Even though he was acquitted of murder, it is indisputable that O. J. Simpson was a batterer who was not held fully accountable for his use of violence and threats early on; by a judge who allowed counseling by phone, by police who applied a double standard, and by employers like Hertz and NBC that ignored an arrest for a violent crime. That is where the system failed Nicole Brown.
Media coverage of the trial has helped raise awareness about domestic violence, and that is long overdue. Perhaps more than ever before, Americans are ready to join the effort to prevent and reduce battering. There is no time to waste. Nearly 4 million women are physically abused each year in this country. In fiscal year 1995 the Family Crisis Center of Baltimore County alone provided services to 1,147 new clients. The Crisis Shelter services were utilized by 295 women, 396 children and 10 men; New Behaviors Groups were attended by 225 persons; the Family Psychotherapy program provided individual counseling services to 221 cases.
Domestic violence is a costly and devasting problem in our society. As individuals and as a community, we all have to take responsibility for preventing abuse. We all have to hold batterers accountable from the first sign of abuse and support domestic violence victims when they reach out for help.
Ruth K. Gunn
The writer is executive director, Family Crisis Center of Baltimore County Inc.
One growth industry Maryland needs
It seems unfathomable, given the fleeing companies that had built Baltimore, the exodus of corporate headquarters and the other economic difficulties plaguing Baltimore and counties, that casino gambling would find substantial opposition in Maryland.
Certainly, I can envision various groups that would adhere to popular myths portraying gambling as malicious or evil.
But I feel that a limited number of tightly controlled, well-regulated casinos in Maryland would provide entertainment and enjoyment for the entire population of the mid-Atlantic states.
As a homeowner and father of two who gambles two or three times a year, I think I typify this population.
I will not be limited to the legal gambling options that currently exist in Maryland, horse racing and the lottery, and I can benefit from the entertainment shows and tax dollars that will surely pour into Maryland.
Considering the number of businesses leaving Maryland, please not let us turn away a profitable business that wishes to come here.
David W. Veihdeffer
All must conserve the bay's blue crabs
I, like many Marylanders and Virginians, have been crabbing, fishing, sailing and enjoying the Chesapeake Bay all my life.
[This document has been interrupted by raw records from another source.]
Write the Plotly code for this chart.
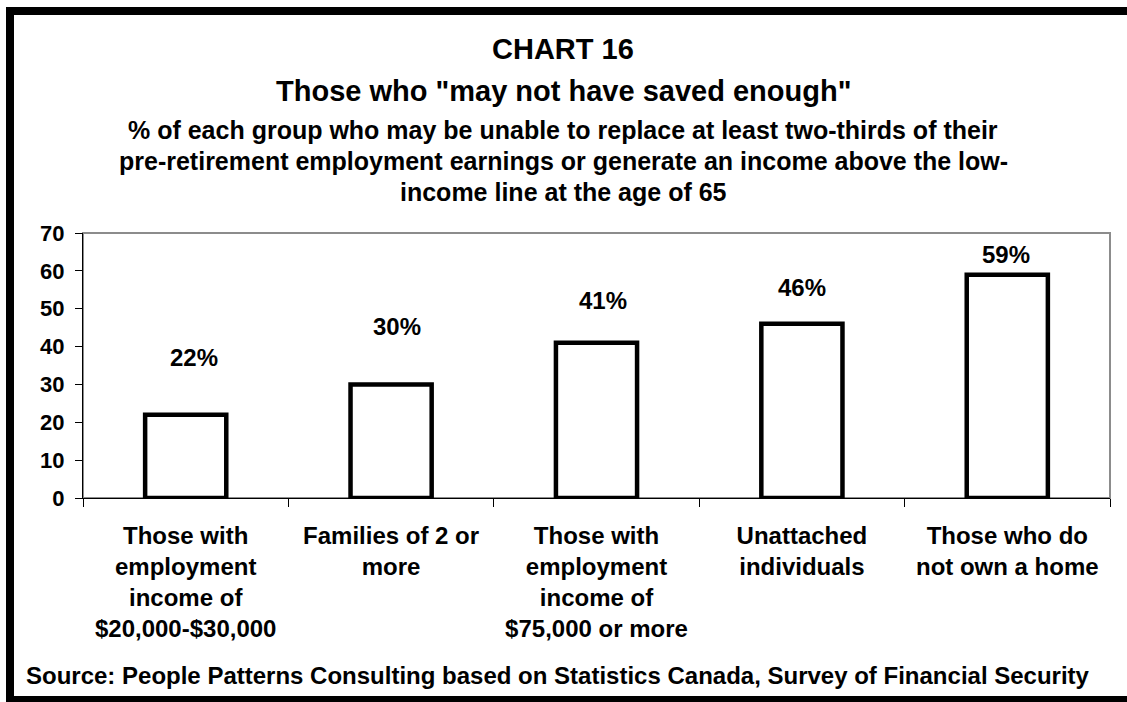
import plotly.graph_objects as go

# ---- data ----
categories = [
    "Those with<br>employment<br>income of<br>$20,000-$30,000",
    "Families of 2 or<br>more",
    "Those with<br>employment<br>income of<br>$75,000 or more",
    "Unattached<br>individuals",
    "Those who do<br>not own a home",
]
values = [22, 30, 41, 46, 59]
y_ticks = [0, 10, 20, 30, 40, 50, 60, 70]

title_line1 = "CHART 16"
title_line2 = 'Those who "may not have saved enough"'
subtitle_lines = [
    "% of each group who may be unable to replace at least two-thirds of their",
    "pre-retirement employment earnings or generate an income above the low-",
    "income line at the age of 65",
]
source_text = "Source: People Patterns Consulting based on Statistics Canada, Survey of Financial Security"

# ---- layout / style ----
W, H = 1127, 702
ML, MR, MT, MB = 83, 17, 233, 204
PW = W - ML - MR
PH = H - MT - MB
FONT = "Liberation Sans, Arial, sans-serif"
LABEL_Y = [37.2, 45.2, 52.3, 55.5, 64.4]  # data-label placement (Excel manual positions)
LABEL_DX = [8, 6, 6, 0, -1]


def px_x(px):
    return (px - ML) / PW


def px_y(py):
    return (H - MB - py) / PH


fig = go.Figure()
fig.add_trace(go.Bar(
    x=categories,
    y=values,
    width=0.395,
    marker=dict(color="white", line=dict(color="black", width=4.5)),
    hoverinfo="skip",
))

annotations = []
for c, v, ly, dx in zip(categories, values, LABEL_Y, LABEL_DX):
    annotations.append(dict(
        x=c, y=ly, xref="x", yref="y", text=f"<b>{v}%</b>", showarrow=False,
        font=dict(family=FONT, size=24, color="black"), xanchor="center", yanchor="middle",
        xshift=dx,
    ))

title_x = px_x(563)
annotations.append(dict(x=title_x, y=px_y(49), xref="paper", yref="paper",
                        text=f"<b>{title_line1}</b>", showarrow=False,
                        font=dict(family=FONT, size=29, color="black"),
                        xanchor="center", yanchor="middle"))
annotations.append(dict(x=title_x, y=px_y(91), xref="paper", yref="paper",
                        text=f"<b>{title_line2}</b>", showarrow=False,
                        font=dict(family=FONT, size=29, color="black"),
                        xanchor="center", yanchor="middle"))
for i, line in enumerate(subtitle_lines):
    annotations.append(dict(x=title_x, y=px_y(130 + 31 * i), xref="paper", yref="paper",
                            text=f"<b>{line}</b>", showarrow=False,
                            font=dict(family=FONT, size=25, color="black"),
                            xanchor="center", yanchor="middle"))
annotations.append(dict(x=px_x(558), y=px_y(675), xref="paper", yref="paper",
                        text=f"<b>{source_text}</b>", showarrow=False,
                        font=dict(family=FONT, size=24, color="black"),
                        xanchor="center", yanchor="middle"))

shapes = [
    # plot-area frame (gray top/right)
    dict(type="rect", xref="paper", yref="paper", x0=0, x1=1, y0=0, y1=1,
         line=dict(color="#8c8c8c", width=2), layer="below"),
    # outer chart border
    dict(type="rect", xref="paper", yref="paper",
         x0=px_x(10), x1=px_x(1140), y0=px_y(700), y1=px_y(11),
         line=dict(color="black", width=8), layer="above"),
]

fig.update_layout(
    width=W, height=H,
    margin=dict(l=ML, r=MR, t=MT, b=MB, pad=0),
    paper_bgcolor="white", plot_bgcolor="white",
    showlegend=False,
    annotations=annotations,
    shapes=shapes,
    font=dict(family=FONT, color="black"),
)
fig.update_xaxes(
    type="category",
    tickson="boundaries",
    ticks="outside", ticklen=8, tickcolor="black", tickwidth=1,
    showline=True, linecolor="black", linewidth=1,
    showgrid=False,
    tickfont=dict(family=FONT, size=24, color="black", weight="bold"),
    ticklabelstandoff=16,
)
fig.update_yaxes(
    range=[0, 70], tickvals=y_ticks,
    ticks="outside", ticklen=7, tickcolor="black", tickwidth=1,
    showline=True, linecolor="black", linewidth=1,
    showgrid=False, zeroline=False,
    tickfont=dict(family=FONT, size=22, color="black", weight="bold"),
    ticklabelstandoff=6,
)

fig.write_html("out.html")
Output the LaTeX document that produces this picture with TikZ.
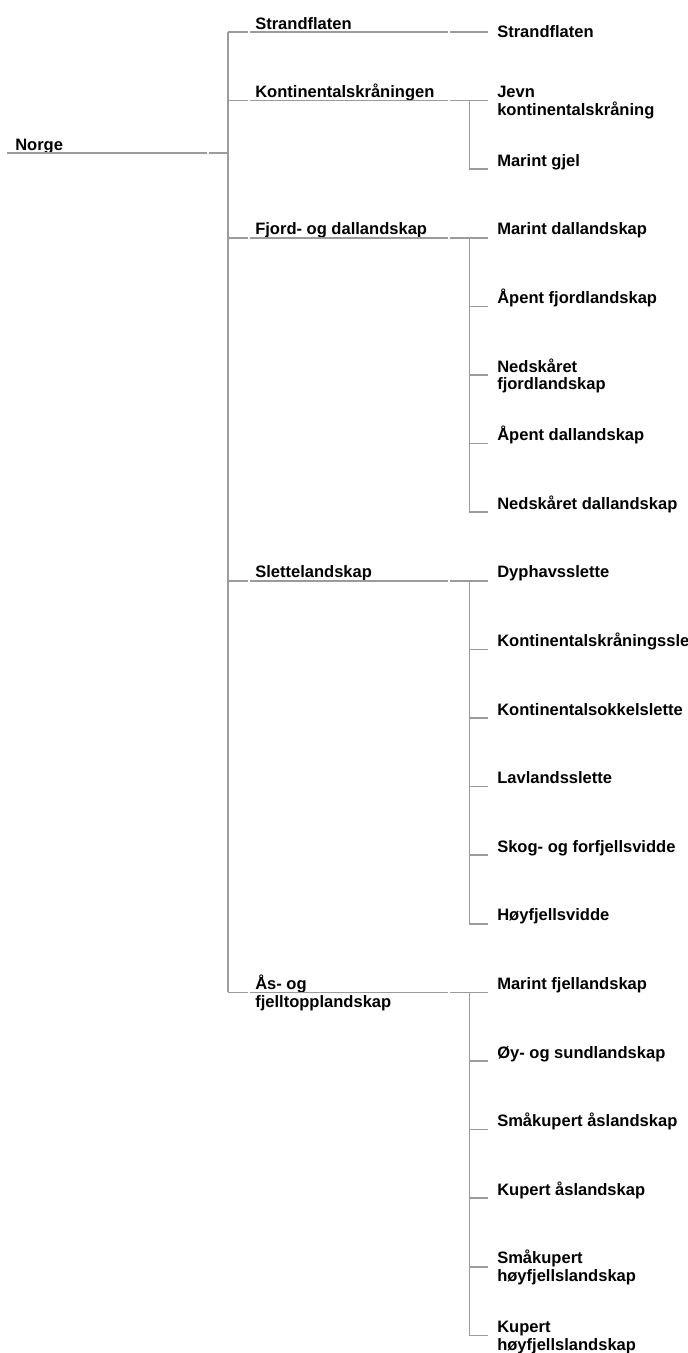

I have no doubt that the blue crab is feeling our impact. The Maryland Department of Natural Resources needs to be congratulated for playing a leadership role in managing and protecting one of our most valuable resources -- the blue crab.
Leadership means making hard decisions in the face of controversy; DNR has provided that much needed leadership with its recent blue crab regulations.
Be careful pointing fingers and blaming the other guy; one of the fingers may come back pointing at you. While an individual's impact on the crab population may be small, every individual impact adds up and contributes to the problem. Since we are all part of the problem, we should all be part of the solution.
Let's avoid the moratorium similar to what we needed for the rockfish. Don't forget, short-term gains mean long-term success; conserve what we have today so we can continue to enjoy crabs tomorrow.
What's important to the Democrats
The Congress has been pushing hard to cut spending. This is proving to be extremely difficult. Nobody is volunteering to have his budget cut.
Recently, the Republicans threatened to shut down the government by refusing to raise the debt ceiling until a balanced budget is accomplished. The Democrats have been calling the Republicans heartless, brutal, insensitive, nasty, unfeeling. The list goes on.
Five years ago the Democrats shut down the government for three days over a budget dispute. The conflict was resolved when then President Bush gave in to the Democrats, broke a campaign promise and raised taxes.
Is the message the Democrats are taking to the American people that when the government is trying to dig deeper into our pockets it is acceptable to shut down the government; however, if the people are trying to control government spending, shutting down the government is out of the question? This says to me that taxing and spending are very important to the Democrats and controlling spending is not.